La expansión de Rusia en esta época es más modesta: se limita a los territorios otomanos limítrofes al sur del Cáucaso y al norte de Irán.
Italia entra en el juego en 1890 con la ocupación de Eritrea, que convierte en colonia. En 1912 hace lo propio con Libia. Un intento de extender su dominio a toda Etiopía fracasa: consigue ocupar el territorio a partir de 1936, pero su derrota en la II Guerra Mundial supone la pérdida de todas sus colonias y el regreso del emperador etíope.
España tiene un papel muy reducido: sólo ocupa el Sáhara Occidental a partir de 1884, aunque nunca llega a controlar el territorio del todo. Se adjudica la franja norteña de Marruecos y el pequeño territorio de Ifni en el sur en 1912, cuando Francia ocupa el resto.

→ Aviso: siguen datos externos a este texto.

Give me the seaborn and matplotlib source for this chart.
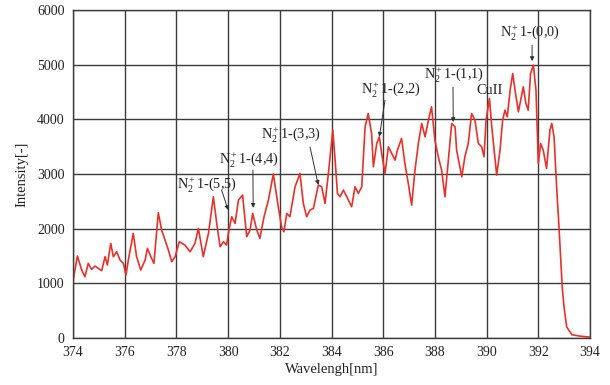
import matplotlib
matplotlib.use("Agg")
import matplotlib.pyplot as plt
import seaborn as sns
import pandas as pd
import numpy as np

# ---- data ----
wavelength = [374.01, 374.17, 374.34, 374.46, 374.59, 374.72, 374.85, 374.98, 375.11, 375.24,
              375.33, 375.46, 375.56, 375.69, 375.82, 375.95, 376.05, 376.14, 376.33, 376.46,
              376.62, 376.79, 376.88, 377.04, 377.13, 377.30, 377.43, 377.56, 377.69, 377.82,
              377.95, 378.11, 378.33, 378.53, 378.72, 378.85, 379.04, 379.24, 379.43, 379.56,
              379.69, 379.82, 379.94, 380.01, 380.14, 380.27, 380.40, 380.56, 380.72, 380.85,
              380.95, 381.11, 381.23, 381.39, 381.56, 381.75, 381.94, 382.07, 382.16, 382.27,
              382.39, 382.59, 382.78, 382.91, 383.04, 383.17, 383.30, 383.49, 383.62, 383.75,
              383.88, 384.05, 384.14, 384.23, 384.33, 384.46, 384.59, 384.78, 384.91, 385.04,
              385.17, 385.30, 385.42, 385.55, 385.62, 385.75, 385.85, 385.94, 386.07, 386.20,
              386.33, 386.46, 386.55, 386.71, 386.84, 386.97, 387.10, 387.23, 387.36, 387.49,
              387.62, 387.75, 387.87, 388.00, 388.13, 388.26, 388.39, 388.52, 388.65, 388.78,
              388.84, 388.94, 389.04, 389.16, 389.29, 389.42, 389.55, 389.68, 389.81, 389.90,
              389.98, 390.11, 390.20, 390.29, 390.39, 390.52, 390.62, 390.71, 390.80, 390.91,
              391.01, 391.10, 391.23, 391.32, 391.42, 391.52, 391.61, 391.70, 391.81, 391.91,
              392.00, 392.09, 392.19, 392.32, 392.45, 392.52, 392.61, 392.71, 392.78, 392.86,
              392.93, 393.00, 393.10, 393.30, 393.60, 394.00]
intensity = [1070, 1500, 1240, 1120, 1365, 1255, 1316, 1274, 1231, 1487,
             1335, 1731, 1487, 1578, 1426, 1365, 1152, 1426, 1914, 1487,
             1243, 1426, 1639, 1457, 1365, 2291, 1974, 1792, 1609, 1396,
             1487, 1761, 1700, 1578, 1731, 2005, 1487, 1914, 2583, 2096,
             1670, 1761, 1700, 1914, 2218, 2096, 2523, 2614, 1853, 1974,
             2279, 1974, 1822, 2218, 2523, 3000, 2401, 2035, 1944, 2279,
             2218, 2766, 3011, 2462, 2218, 2340, 2371, 2797, 2766, 2462,
             3011, 3803, 3254, 2645, 2584, 2706, 2584, 2401, 2766, 2645,
             2766, 3863, 4107, 3742, 3132, 3559, 3680, 3376, 3011, 3497,
             3376, 3254, 3437, 3650, 3193, 2828, 2431, 3071, 3559, 3925,
             3680, 3985, 4229, 3620, 3315, 3071, 2583, 3254, 3925, 3863,
             3437, 3193, 2949, 3315, 3559, 4107, 3985, 3559, 3497, 3315,
             3985, 4382, 3863, 3437, 2980, 3437, 3985, 4168, 4046, 4534,
             4839, 4534, 4137, 4351, 4595, 4290, 4168, 4839, 4991, 4534,
             3193, 3559, 3437, 3102, 3803, 3925, 3680, 2750, 2200, 1500,
             900, 550, 200, 60, 35, 15]

labels = [r"N$_2^+$1-(5,5)", r"N$_2^+$1-(4,4)", r"N$_2^+$1-(3,3)",
          r"N$_2^+$1-(2,2)", r"N$_2^+$1-(1,1)", "CuII", r"N$_2^+$1-(0,0)"]
peak_wl = [380.0, 380.97, 383.49, 385.85, 388.71, None, 391.76]
peak_int = [2340, 2380, 2800, 3680, 3950, None, 5064]

x_ticks = [374, 376, 378, 380, 382, 384, 386, 388, 390, 392, 394]
y_ticks = [0, 1000, 2000, 3000, 4000, 5000, 6000]

# ---- layout (text and arrow-tail positions, in data units) ----
text_pos = [(379.18, 2797), (380.81, 3254), (382.43, 3711), (386.30, 4534),
            (388.74, 4808), (390.13, 4534), (391.68, 5576)]
tail_pos = [(379.75, 2706), (380.96, 3071), (383.17, 3492), (386.07, 4351),
            (388.70, 4589), None, (391.76, 5356)]

sns.set_style("white")
plt.rcParams["font.family"] = ["Liberation Serif", "DejaVu Serif"]
plt.rcParams["mathtext.fontset"] = "custom"
plt.rcParams["mathtext.rm"] = "Liberation Serif"
plt.rcParams["mathtext.it"] = "Liberation Serif:italic"
plt.rcParams["mathtext.bf"] = "Liberation Serif:bold"

fig = plt.figure(figsize=(6.10, 3.85), dpi=100)
ax = fig.add_axes([73 / 610, 1 - 338 / 385, 517 / 610, 328 / 385])

df = pd.DataFrame({"Wavelength": wavelength, "Intensity": intensity})
sns.lineplot(data=df, x="Wavelength", y="Intensity", ax=ax, color="#e8312c",
             linewidth=1.2, sort=False, estimator=None)

ax.set_xlim(374, 394)
ax.set_ylim(0, 6000)
ax.set_xticks(x_ticks)
ax.set_yticks(y_ticks)
ax.grid(True, color="#3c3c3c", linewidth=1.0)
ax.set_axisbelow(True)
for s in ax.spines.values():
    s.set_color("#3c3c3c")
    s.set_linewidth(1.0)
ax.tick_params(axis="both", labelsize=10, length=0, pad=6, colors="#222222")
ax.set_xlabel("Wavelengh[nm]", fontsize=10.5, color="#222222", labelpad=3)
ax.set_ylabel("Intensity[-]", fontsize=10.5, color="#222222", labelpad=6)

for lab, (tx, ty), tail, pw, pi in zip(labels, text_pos, tail_pos, peak_wl, peak_int):
    ax.text(tx, ty, lab, fontsize=10.3, ha="center", va="center", color="#222222")
    if pw is not None:
        ax.annotate("", xy=(pw, pi), xytext=tail,
                    arrowprops=dict(arrowstyle="-|>", color="#333333", lw=0.7,
                                    mutation_scale=6, shrinkA=0, shrinkB=0))

fig.savefig("out.png", dpi=100)
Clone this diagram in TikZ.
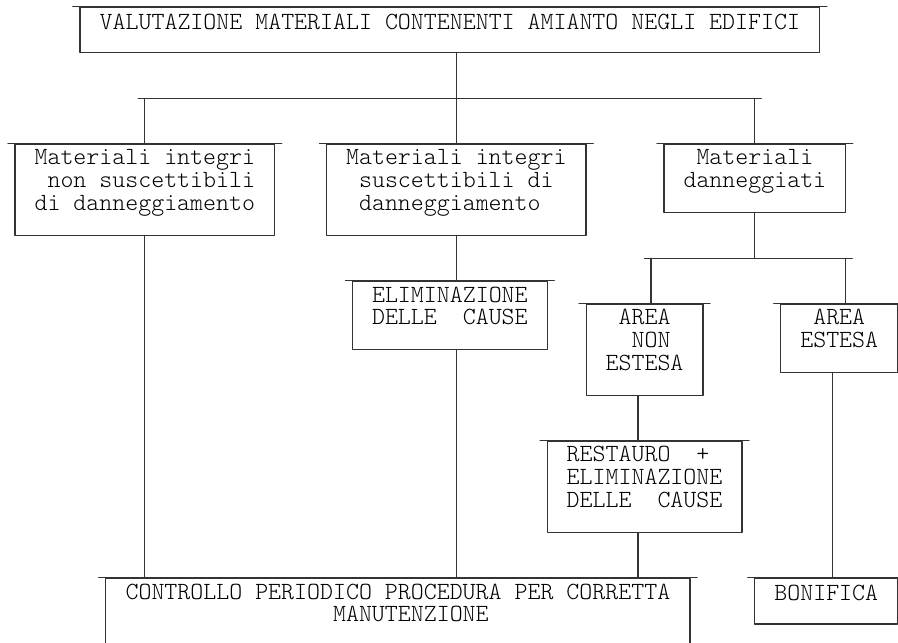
\documentclass[tikz,border=0pt]{standalone}
\usetikzlibrary{positioning}
\newcommand{\gapch}{\hphantom{x}}
\begin{document}
\begin{tikzpicture}[x=1pt, y=-1pt, line cap=round, line join=round,
        frame/.style={draw=black!80, line width=1.25pt, inner sep=0pt},
        txt/.style={font=\fontsize{24.7}{22.85}\fontfamily{lmtt}\fontseries{l}\selectfont, align=center, inner sep=0pt,
            execute at begin node=\rule{0pt}{17pt}},
        link/.style={draw=black!80, line width=1.25pt},
        bar/.style={link, shorten <=-6.5pt, shorten >=-6.5pt}]
            \useasboundingbox (0,0) rectangle (898,643);
            \node[frame, minimum width=739.9pt, minimum height=45.7pt] (valut) at (449.85,29.85) {};
            \node[frame, minimum width=259.6pt, minimum height=91.4pt] (integri) at (144.8,189.8) {};
            \node[frame, minimum width=259.6pt, minimum height=91.4pt] (susc) at (456.32,189.8) {};
            \node[frame, minimum width=181.7pt, minimum height=68.55pt] (dann) at (754.86,178.38) {};
            \node[frame, minimum width=194.7pt, minimum height=68.55pt] (elim) at (449.85,315.48) {};
            \node[frame, minimum width=116.8pt, minimum height=91.4pt] (areanon) at (644.55,349.75) {};
            \node[frame, minimum width=116.8pt, minimum height=68.55pt] (areaest) at (839.23,338.33) {};
            \node[frame, minimum width=194.7pt, minimum height=91.4pt] (restauro) at (644.55,486.85) {};
            \node[frame, minimum width=584.1pt, minimum height=91.4pt] (controllo) at (397.91,623.95) {};
            \node[frame, minimum width=142.8pt, minimum height=45.7pt] (bonifica) at (826.25,601.1) {};
            \foreach \b in {valut,integri,susc,dann,elim,areanon,areaest,restauro,controllo,bonifica}{
                \draw[bar] (\b.north west) -- (\b.north east);
            }
            \node[txt, below=5.85pt of valut.north] (valutT) {VALUTAZIONE MATERIALI CONTENENTI AMIANTO NEGLI EDIFICI};
            \node[txt, below=5.85pt of integri.north] (integriT) {Materiali integri\\\gapch non suscettibili\\di danneggiamento};
            \node[txt, below=5.85pt of susc.north] (suscT) {Materiali integri\\suscettibili di\\danneggiamento\gapch};
            \node[txt, below=5.85pt of dann.north] (dannT) {Materiali\\danneggiati};
            \node[txt, below=5.85pt of elim.north] (elimT) {ELIMINAZIONE\\DELLE~~CAUSE};
            \node[txt, below=5.85pt of areanon.north] (areanonT) {AREA\\\gapch NON\\ESTESA};
            \node[txt, below=5.85pt of areaest.north] (areaestT) {AREA\\ESTESA};
            \node[txt, below=5.85pt of restauro.north] (restauroT) {RESTAURO~~+\gapch\\ELIMINAZIONE\\DELLE~~CAUSE};
            \node[txt, below=5.85pt of controllo.north] (controlloT) {CONTROLLO PERIODICO PROCEDURA PER CORRETTA\\\gapch\gapch MANUTENZIONE};
            \node[txt, below=5.85pt of bonifica.north] (bonificaT) {BONIFICA};
            \coordinate (j0) at (456.32,98.4);
            \coordinate (j1) at (754.86,258.35);
            \coordinate (col48) at (638.04,0);
            \coordinate (col49) at (651.02,0);
            \coordinate (col63) at (832.74,0);
            \coordinate (col64) at (845.72,0);
            \draw[link] (valut.south -| j0) -- (susc.north);
            \draw[bar] (j0 -| integri.north) -- (j0 -| dann.north);
            \draw[link] (j0 -| integri.north) -- (integri.north);
            \draw[link] (j0 -| dann.north) -- (dann.north);
            \draw[link] (integri.south) -- (integri.south |- controllo.north);
            \draw[link] (susc.south) -- (susc.south |- elim.north);
            \draw[link] (susc.south |- elim.south) -- (susc.south |- controllo.north);
            \draw[link] (dann.south) -- (j1);
            \draw[bar] (j1 -| col49) -- (j1 -| col64);
            \draw[link] (j1 -| col49) -- (areanon.north -| col49);
            \draw[link] (j1 -| col64) -- (areaest.north -| col64);
            \draw[link] (areanon.south -| col48) -- (restauro.north -| col48);
            \draw[link] (restauro.south -| col48) -- (controllo.north -| col48);
            \draw[link] (areaest.south -| col63) -- (bonifica.north -| col63);
        \end{tikzpicture}
\end{document}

A partir de la II Guerra Mundial, en todos los protectorados y colonias se refuerzan los movimientos nacionalistas y uno tras otro, los países recuperan una independencia efectiva (Egipto era formalmente independiente a partir de 1922, Iraq y Siria desde los años treinta). Túnez, Marruecos, Egipto y Sudán recuperan su soberanía en 1956, Argelia tras una guerra sangrienta en 1962, Yemen del Sur en 1967.
Los últimos territorios descolonizados son el Sáhara Español en 1975 —en forma de una disputada «devolución» a Marruecos— y Yibuti en 1977. Eso sí, aun tras la independencia, la influencia política, económica y cultural de los países europeos en sus ex colonias fue grande y se mantiene en algunos casos hasta hoy: Francia sigue siendo un aliado clave de Marruecos, Argelia y Túnez. Gran Bretaña, en cambio, ha cedido su protagonismo a Estados Unidos, que mediante programas de ayuda militar figura prácticamente como potencia protectora de Egipto, Jordania y los Estados del Golfo.
Aunque los territorios al sur del Cáucaso recuperaron la independencia en 1918, tras la Revolución Rusa, su incorporación a la Unión Soviética apenas tres años después los mantuvo dependientes de Moscú hasta 1991.